▸ **Short task**: Pictures do not belong in your copy. Repeat all the other data exactly.
::::::
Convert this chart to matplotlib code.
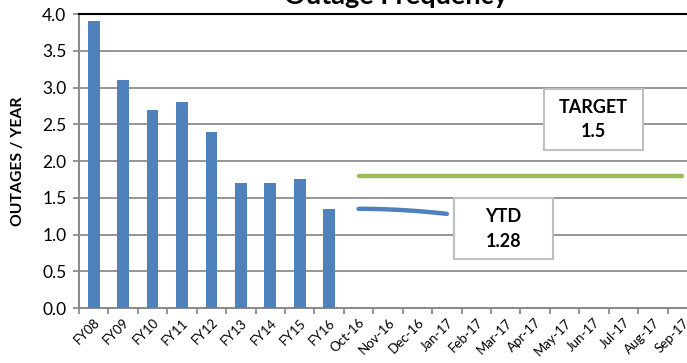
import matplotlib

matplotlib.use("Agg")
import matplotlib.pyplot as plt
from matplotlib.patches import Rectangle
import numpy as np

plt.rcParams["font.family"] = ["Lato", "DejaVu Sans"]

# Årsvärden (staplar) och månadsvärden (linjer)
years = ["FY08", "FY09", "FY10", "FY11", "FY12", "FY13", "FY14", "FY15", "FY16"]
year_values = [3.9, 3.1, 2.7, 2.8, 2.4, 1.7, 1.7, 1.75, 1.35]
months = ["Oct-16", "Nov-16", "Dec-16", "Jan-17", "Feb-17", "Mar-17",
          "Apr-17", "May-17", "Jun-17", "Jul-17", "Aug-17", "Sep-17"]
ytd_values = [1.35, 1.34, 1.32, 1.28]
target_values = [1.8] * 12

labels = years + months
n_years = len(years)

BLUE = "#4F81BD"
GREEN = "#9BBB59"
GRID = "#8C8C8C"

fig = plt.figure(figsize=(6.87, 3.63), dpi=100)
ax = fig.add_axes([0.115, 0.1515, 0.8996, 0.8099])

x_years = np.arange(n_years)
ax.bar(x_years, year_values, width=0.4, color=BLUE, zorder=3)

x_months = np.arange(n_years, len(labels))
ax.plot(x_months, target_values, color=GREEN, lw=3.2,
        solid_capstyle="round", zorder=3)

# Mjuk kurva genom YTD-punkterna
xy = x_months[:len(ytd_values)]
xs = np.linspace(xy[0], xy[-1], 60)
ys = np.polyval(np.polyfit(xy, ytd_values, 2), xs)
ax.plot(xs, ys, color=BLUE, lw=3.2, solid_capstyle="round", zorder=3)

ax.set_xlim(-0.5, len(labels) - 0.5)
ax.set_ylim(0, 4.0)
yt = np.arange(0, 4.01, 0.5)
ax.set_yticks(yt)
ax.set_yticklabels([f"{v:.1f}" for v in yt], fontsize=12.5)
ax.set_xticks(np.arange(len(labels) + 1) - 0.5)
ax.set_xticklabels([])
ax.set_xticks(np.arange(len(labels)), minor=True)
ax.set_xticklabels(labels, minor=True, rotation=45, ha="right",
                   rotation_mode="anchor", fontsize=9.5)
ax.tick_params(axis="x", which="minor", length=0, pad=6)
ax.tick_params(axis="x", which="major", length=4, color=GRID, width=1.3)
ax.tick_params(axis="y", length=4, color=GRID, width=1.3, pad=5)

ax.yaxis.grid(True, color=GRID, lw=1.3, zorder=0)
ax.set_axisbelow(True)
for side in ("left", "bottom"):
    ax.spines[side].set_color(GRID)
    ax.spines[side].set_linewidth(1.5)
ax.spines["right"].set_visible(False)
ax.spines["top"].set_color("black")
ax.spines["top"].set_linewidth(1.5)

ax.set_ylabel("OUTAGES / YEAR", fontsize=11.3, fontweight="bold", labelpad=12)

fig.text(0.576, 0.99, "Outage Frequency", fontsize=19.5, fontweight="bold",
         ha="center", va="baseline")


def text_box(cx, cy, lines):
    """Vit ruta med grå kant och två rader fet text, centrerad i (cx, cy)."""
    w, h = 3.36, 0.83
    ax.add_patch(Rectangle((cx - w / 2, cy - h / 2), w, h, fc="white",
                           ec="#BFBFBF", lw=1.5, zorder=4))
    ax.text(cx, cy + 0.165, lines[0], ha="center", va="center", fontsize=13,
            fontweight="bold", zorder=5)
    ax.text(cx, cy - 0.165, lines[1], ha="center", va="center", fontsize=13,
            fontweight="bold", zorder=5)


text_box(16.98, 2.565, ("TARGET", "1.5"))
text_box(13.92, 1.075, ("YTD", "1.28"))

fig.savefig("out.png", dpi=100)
::::::
▸ **Complete output**:
Convert this chart to matplotlib code.
import matplotlib

matplotlib.use("Agg")
import matplotlib.pyplot as plt
from matplotlib.patches import Rectangle
import numpy as np

plt.rcParams["font.family"] = ["Lato", "DejaVu Sans"]

# Årsvärden (staplar) och månadsvärden (linjer)
years = ["FY08", "FY09", "FY10", "FY11", "FY12", "FY13", "FY14", "FY15", "FY16"]
year_values = [3.9, 3.1, 2.7, 2.8, 2.4, 1.7, 1.7, 1.75, 1.35]
months = ["Oct-16", "Nov-16", "Dec-16", "Jan-17", "Feb-17", "Mar-17",
          "Apr-17", "May-17", "Jun-17", "Jul-17", "Aug-17", "Sep-17"]
ytd_values = [1.35, 1.34, 1.32, 1.28]
target_values = [1.8] * 12

labels = years + months
n_years = len(years)

BLUE = "#4F81BD"
GREEN = "#9BBB59"
GRID = "#8C8C8C"

fig = plt.figure(figsize=(6.87, 3.63), dpi=100)
ax = fig.add_axes([0.115, 0.1515, 0.8996, 0.8099])

x_years = np.arange(n_years)
ax.bar(x_years, year_values, width=0.4, color=BLUE, zorder=3)

x_months = np.arange(n_years, len(labels))
ax.plot(x_months, target_values, color=GREEN, lw=3.2,
        solid_capstyle="round", zorder=3)

# Mjuk kurva genom YTD-punkterna
xy = x_months[:len(ytd_values)]
xs = np.linspace(xy[0], xy[-1], 60)
ys = np.polyval(np.polyfit(xy, ytd_values, 2), xs)
ax.plot(xs, ys, color=BLUE, lw=3.2, solid_capstyle="round", zorder=3)

ax.set_xlim(-0.5, len(labels) - 0.5)
ax.set_ylim(0, 4.0)
yt = np.arange(0, 4.01, 0.5)
ax.set_yticks(yt)
ax.set_yticklabels([f"{v:.1f}" for v in yt], fontsize=12.5)
ax.set_xticks(np.arange(len(labels) + 1) - 0.5)
ax.set_xticklabels([])
ax.set_xticks(np.arange(len(labels)), minor=True)
ax.set_xticklabels(labels, minor=True, rotation=45, ha="right",
                   rotation_mode="anchor", fontsize=9.5)
ax.tick_params(axis="x", which="minor", length=0, pad=6)
ax.tick_params(axis="x", which="major", length=4, color=GRID, width=1.3)
ax.tick_params(axis="y", length=4, color=GRID, width=1.3, pad=5)

ax.yaxis.grid(True, color=GRID, lw=1.3, zorder=0)
ax.set_axisbelow(True)
for side in ("left", "bottom"):
    ax.spines[side].set_color(GRID)
    ax.spines[side].set_linewidth(1.5)
ax.spines["right"].set_visible(False)
ax.spines["top"].set_color("black")
ax.spines["top"].set_linewidth(1.5)

ax.set_ylabel("OUTAGES / YEAR", fontsize=11.3, fontweight="bold", labelpad=12)

fig.text(0.576, 0.99, "Outage Frequency", fontsize=19.5, fontweight="bold",
         ha="center", va="baseline")


def text_box(cx, cy, lines):
    """Vit ruta med grå kant och två rader fet text, centrerad i (cx, cy)."""
    w, h = 3.36, 0.83
    ax.add_patch(Rectangle((cx - w / 2, cy - h / 2), w, h, fc="white",
                           ec="#BFBFBF", lw=1.5, zorder=4))
    ax.text(cx, cy + 0.165, lines[0], ha="center", va="center", fontsize=13,
            fontweight="bold", zorder=5)
    ax.text(cx, cy - 0.165, lines[1], ha="center", va="center", fontsize=13,
            fontweight="bold", zorder=5)


text_box(16.98, 2.565, ("TARGET", "1.5"))
text_box(13.92, 1.075, ("YTD", "1.28"))

fig.savefig("out.png", dpi=100)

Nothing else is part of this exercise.